▶ **Work to complete**: Copy each line of the data below with the word "component".

Figure scripts:

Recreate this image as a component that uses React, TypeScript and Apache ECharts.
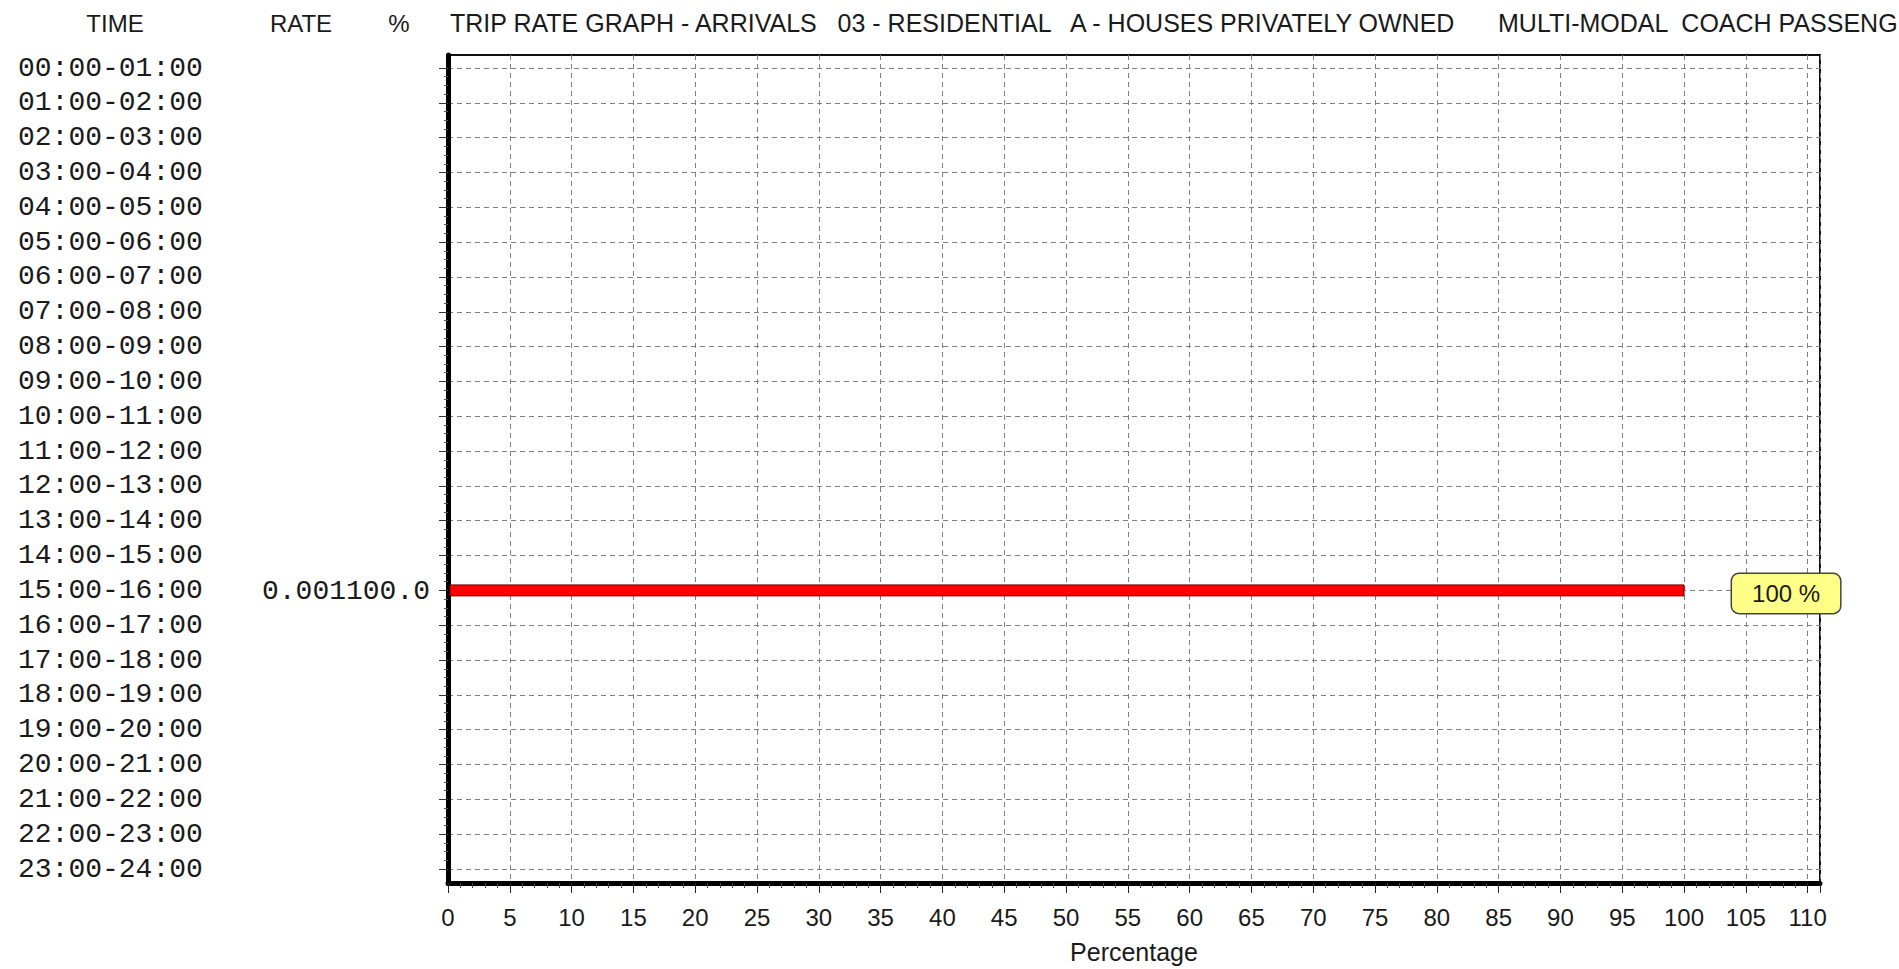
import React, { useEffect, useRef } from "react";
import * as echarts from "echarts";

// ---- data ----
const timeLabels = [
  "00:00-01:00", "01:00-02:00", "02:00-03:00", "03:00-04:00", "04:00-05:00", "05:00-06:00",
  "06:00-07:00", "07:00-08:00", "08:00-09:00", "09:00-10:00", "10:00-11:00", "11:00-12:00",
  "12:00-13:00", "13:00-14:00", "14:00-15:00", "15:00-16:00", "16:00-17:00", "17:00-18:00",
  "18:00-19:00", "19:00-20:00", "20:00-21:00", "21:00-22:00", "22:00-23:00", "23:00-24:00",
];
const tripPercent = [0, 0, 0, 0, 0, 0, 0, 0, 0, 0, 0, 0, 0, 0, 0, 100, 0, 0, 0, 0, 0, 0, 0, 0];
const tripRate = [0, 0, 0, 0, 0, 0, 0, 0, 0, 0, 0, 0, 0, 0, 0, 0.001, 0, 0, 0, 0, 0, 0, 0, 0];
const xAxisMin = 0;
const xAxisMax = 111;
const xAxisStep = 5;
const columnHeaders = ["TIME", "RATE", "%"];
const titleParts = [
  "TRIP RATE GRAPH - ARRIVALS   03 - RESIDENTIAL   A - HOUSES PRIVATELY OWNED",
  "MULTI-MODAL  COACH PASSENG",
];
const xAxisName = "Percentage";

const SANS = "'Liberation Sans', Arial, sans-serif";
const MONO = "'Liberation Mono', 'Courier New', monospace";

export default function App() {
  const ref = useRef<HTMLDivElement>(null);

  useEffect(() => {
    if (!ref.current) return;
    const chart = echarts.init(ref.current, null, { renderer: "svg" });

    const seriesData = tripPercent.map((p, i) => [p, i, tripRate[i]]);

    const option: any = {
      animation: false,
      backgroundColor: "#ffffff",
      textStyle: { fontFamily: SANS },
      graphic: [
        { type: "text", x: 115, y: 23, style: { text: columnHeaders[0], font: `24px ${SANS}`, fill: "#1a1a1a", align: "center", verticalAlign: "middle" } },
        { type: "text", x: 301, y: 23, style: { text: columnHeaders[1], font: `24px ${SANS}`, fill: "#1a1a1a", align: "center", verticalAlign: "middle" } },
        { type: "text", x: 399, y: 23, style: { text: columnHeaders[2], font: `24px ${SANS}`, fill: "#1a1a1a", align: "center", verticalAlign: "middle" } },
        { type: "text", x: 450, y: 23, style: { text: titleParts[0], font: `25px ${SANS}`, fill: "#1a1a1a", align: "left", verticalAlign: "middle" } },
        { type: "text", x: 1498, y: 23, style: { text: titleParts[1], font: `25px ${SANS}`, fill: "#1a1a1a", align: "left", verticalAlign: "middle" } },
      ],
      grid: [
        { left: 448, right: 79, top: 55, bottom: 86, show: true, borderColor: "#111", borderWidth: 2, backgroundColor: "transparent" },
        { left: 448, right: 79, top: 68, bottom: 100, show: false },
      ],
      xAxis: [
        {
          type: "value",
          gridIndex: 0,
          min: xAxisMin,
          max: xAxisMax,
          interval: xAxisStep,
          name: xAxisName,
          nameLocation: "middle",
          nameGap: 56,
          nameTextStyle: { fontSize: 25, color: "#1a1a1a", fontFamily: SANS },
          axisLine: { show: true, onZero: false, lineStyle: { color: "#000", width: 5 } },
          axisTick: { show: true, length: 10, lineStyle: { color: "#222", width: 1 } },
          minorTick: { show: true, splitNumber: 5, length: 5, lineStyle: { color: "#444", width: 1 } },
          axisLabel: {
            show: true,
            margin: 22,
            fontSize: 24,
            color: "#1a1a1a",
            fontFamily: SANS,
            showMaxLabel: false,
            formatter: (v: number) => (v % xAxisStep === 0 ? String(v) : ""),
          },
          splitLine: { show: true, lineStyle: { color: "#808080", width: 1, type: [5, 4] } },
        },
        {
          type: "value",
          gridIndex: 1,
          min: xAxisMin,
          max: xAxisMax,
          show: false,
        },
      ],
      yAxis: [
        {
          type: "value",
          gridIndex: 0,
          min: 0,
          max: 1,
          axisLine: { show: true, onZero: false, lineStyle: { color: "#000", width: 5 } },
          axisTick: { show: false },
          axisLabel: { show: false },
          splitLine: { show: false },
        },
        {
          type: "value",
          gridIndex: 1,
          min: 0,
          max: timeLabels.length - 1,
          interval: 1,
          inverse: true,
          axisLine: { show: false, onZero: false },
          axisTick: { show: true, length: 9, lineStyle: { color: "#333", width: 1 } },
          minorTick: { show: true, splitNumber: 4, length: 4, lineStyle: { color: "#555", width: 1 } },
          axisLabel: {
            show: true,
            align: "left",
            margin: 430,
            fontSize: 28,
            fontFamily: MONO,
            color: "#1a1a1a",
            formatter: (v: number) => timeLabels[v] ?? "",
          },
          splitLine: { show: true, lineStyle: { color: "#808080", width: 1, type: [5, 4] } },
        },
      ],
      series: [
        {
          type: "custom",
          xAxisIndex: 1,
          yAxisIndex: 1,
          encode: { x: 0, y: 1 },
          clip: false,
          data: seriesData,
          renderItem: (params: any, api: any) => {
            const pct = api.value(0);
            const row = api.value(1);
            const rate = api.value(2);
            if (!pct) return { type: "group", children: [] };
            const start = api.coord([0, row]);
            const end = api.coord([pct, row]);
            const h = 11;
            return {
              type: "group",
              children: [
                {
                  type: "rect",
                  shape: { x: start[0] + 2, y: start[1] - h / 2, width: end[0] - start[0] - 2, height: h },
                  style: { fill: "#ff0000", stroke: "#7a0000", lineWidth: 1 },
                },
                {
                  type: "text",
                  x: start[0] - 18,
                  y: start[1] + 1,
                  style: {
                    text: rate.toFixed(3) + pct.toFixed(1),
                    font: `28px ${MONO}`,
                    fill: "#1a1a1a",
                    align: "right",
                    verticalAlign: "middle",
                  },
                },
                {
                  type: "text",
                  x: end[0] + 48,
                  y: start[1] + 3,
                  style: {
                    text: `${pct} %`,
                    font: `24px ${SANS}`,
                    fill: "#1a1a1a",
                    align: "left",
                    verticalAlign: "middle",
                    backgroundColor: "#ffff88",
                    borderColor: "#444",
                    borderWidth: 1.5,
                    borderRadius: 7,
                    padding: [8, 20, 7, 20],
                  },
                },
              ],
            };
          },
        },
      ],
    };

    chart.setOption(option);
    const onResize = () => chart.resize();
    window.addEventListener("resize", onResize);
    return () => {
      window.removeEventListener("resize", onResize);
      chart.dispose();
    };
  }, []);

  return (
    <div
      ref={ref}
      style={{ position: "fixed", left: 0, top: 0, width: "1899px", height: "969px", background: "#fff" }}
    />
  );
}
--
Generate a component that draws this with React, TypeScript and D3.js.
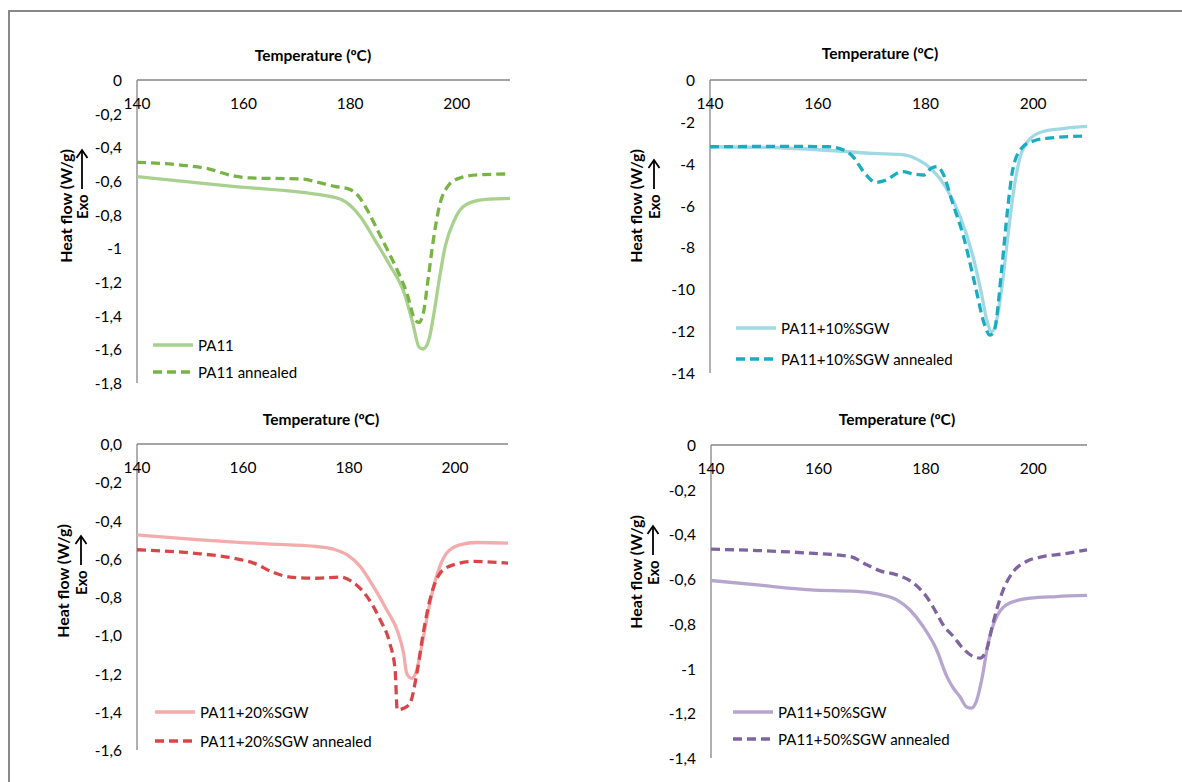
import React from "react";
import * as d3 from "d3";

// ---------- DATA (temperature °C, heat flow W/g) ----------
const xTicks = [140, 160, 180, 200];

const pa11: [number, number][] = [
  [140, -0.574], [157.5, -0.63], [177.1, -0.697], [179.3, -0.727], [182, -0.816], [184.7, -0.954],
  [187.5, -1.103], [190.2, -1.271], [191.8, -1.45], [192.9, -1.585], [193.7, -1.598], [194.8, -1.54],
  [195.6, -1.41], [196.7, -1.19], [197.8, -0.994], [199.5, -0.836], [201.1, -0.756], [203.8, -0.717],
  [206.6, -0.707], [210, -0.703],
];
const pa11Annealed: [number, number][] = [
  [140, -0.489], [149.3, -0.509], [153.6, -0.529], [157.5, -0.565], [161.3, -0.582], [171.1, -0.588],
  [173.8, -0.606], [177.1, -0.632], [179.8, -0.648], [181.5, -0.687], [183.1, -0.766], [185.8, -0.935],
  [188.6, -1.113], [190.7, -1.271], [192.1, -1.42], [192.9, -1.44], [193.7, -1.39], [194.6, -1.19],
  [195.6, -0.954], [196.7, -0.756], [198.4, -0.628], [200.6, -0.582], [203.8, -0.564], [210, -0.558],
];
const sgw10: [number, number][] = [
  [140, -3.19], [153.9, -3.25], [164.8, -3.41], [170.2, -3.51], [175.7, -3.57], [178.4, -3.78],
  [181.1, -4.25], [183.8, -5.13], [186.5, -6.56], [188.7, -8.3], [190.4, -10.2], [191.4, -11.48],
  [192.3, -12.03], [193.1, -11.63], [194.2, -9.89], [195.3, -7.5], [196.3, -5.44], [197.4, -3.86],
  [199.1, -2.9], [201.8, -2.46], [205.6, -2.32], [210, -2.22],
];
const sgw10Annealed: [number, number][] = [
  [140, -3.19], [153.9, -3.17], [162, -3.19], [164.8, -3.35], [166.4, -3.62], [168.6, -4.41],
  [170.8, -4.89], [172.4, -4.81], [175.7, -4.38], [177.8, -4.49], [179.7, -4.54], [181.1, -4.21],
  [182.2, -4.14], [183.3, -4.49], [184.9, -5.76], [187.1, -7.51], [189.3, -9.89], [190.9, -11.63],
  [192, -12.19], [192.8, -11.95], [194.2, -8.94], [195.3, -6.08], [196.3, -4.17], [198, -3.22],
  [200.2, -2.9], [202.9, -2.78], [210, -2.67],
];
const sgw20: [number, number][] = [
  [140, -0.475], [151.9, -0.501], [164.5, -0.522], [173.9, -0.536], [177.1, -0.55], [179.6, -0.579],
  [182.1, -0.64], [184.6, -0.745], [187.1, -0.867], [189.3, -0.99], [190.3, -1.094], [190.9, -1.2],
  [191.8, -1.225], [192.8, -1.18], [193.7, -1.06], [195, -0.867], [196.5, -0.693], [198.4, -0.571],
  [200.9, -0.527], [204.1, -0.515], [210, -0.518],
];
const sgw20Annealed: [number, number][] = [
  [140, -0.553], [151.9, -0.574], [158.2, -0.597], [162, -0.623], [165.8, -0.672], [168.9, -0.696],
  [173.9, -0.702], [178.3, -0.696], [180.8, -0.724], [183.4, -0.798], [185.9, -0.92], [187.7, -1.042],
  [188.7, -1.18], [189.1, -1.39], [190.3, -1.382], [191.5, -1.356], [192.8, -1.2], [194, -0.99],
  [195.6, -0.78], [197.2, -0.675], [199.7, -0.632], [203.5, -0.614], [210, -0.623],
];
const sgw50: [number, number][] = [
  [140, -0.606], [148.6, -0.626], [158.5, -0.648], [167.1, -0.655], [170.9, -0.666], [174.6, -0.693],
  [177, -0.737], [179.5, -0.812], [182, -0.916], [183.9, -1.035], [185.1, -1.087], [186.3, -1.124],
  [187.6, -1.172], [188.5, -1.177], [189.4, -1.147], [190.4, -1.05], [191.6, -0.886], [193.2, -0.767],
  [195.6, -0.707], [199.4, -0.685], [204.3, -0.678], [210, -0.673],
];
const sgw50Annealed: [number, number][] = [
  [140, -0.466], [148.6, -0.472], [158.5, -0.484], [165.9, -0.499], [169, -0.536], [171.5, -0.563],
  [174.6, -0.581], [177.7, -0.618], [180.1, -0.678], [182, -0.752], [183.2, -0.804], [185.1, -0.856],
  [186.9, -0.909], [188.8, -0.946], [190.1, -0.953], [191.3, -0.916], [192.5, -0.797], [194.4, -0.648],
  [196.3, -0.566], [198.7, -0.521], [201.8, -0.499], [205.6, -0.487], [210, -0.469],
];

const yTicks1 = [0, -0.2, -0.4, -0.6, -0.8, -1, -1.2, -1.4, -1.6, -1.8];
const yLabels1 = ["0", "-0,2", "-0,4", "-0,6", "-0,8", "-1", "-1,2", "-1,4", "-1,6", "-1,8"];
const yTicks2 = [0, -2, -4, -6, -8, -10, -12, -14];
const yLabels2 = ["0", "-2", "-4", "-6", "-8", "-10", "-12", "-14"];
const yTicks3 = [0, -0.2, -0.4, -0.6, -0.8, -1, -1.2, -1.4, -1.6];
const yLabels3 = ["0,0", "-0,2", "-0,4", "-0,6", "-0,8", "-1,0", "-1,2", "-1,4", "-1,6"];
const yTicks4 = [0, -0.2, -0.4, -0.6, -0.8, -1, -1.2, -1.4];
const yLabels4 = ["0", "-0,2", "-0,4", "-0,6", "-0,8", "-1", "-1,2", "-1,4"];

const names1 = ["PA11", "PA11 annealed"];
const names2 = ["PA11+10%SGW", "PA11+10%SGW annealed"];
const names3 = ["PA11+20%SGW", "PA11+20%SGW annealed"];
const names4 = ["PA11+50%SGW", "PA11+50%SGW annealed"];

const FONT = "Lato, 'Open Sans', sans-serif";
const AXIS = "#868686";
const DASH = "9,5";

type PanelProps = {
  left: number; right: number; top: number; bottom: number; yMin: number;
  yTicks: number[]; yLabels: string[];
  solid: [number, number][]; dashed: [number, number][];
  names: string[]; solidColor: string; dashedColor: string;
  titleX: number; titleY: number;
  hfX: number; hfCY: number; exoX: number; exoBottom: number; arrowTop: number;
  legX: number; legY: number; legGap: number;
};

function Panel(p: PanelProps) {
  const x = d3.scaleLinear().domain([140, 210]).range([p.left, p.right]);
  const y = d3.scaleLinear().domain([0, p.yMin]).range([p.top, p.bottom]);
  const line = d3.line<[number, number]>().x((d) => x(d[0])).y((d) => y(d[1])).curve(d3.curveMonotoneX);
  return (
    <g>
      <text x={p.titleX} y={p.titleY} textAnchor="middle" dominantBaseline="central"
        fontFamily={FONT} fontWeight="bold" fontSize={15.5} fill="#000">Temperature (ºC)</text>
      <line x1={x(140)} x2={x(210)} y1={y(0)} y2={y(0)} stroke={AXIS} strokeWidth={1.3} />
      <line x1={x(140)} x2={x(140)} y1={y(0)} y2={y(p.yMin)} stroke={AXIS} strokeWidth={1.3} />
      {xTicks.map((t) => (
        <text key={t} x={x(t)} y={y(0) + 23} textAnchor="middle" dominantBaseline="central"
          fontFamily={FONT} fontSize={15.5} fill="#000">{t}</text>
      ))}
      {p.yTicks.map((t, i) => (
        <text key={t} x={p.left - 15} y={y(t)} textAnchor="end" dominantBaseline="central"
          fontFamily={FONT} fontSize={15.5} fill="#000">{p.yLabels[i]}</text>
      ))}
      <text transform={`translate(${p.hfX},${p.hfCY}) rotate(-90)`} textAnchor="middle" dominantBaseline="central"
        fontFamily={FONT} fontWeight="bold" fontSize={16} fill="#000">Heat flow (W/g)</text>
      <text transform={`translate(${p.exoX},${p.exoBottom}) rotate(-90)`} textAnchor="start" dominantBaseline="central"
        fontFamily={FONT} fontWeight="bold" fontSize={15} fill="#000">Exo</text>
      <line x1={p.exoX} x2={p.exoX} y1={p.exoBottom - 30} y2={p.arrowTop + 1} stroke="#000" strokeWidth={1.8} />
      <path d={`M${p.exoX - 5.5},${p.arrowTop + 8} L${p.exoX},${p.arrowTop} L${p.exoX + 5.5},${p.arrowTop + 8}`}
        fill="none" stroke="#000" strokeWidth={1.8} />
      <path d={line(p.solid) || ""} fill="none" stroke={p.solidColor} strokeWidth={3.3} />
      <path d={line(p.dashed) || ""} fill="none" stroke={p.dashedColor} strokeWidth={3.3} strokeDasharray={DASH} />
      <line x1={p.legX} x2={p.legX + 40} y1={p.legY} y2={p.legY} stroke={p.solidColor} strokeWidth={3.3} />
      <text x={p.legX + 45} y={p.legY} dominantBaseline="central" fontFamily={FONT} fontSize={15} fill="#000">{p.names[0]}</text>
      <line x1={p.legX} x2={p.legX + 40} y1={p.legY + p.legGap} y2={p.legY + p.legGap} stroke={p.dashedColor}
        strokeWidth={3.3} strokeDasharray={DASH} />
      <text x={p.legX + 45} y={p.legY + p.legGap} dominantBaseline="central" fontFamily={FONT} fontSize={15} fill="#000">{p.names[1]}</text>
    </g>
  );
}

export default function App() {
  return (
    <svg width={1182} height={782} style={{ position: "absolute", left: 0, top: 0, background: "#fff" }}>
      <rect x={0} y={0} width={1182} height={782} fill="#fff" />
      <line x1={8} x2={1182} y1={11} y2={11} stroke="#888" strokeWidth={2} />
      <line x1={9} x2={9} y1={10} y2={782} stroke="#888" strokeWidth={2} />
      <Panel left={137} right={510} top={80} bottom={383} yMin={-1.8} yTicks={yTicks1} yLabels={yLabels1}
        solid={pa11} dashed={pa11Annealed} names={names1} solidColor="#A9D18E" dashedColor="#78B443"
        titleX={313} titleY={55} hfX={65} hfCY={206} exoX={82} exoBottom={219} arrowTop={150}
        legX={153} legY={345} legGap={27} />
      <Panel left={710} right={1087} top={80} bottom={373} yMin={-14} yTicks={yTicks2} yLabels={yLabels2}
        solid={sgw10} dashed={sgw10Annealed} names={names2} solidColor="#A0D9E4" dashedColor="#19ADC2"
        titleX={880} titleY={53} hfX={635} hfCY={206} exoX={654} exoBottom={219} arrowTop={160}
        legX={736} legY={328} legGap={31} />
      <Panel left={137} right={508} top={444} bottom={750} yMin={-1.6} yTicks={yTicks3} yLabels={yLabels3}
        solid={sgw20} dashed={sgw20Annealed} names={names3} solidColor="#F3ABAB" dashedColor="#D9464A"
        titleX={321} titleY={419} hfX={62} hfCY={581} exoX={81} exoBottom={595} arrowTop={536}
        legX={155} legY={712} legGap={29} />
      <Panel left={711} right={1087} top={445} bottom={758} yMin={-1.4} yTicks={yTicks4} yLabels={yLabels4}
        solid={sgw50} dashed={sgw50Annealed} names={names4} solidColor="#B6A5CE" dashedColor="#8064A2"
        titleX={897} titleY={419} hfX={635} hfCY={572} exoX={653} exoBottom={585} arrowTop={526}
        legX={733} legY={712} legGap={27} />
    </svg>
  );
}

▶ **Response to this exercise**:
Recreate this image as a component that uses React, TypeScript and Apache ECharts.
Generate a component that draws this with React, TypeScript and D3.js.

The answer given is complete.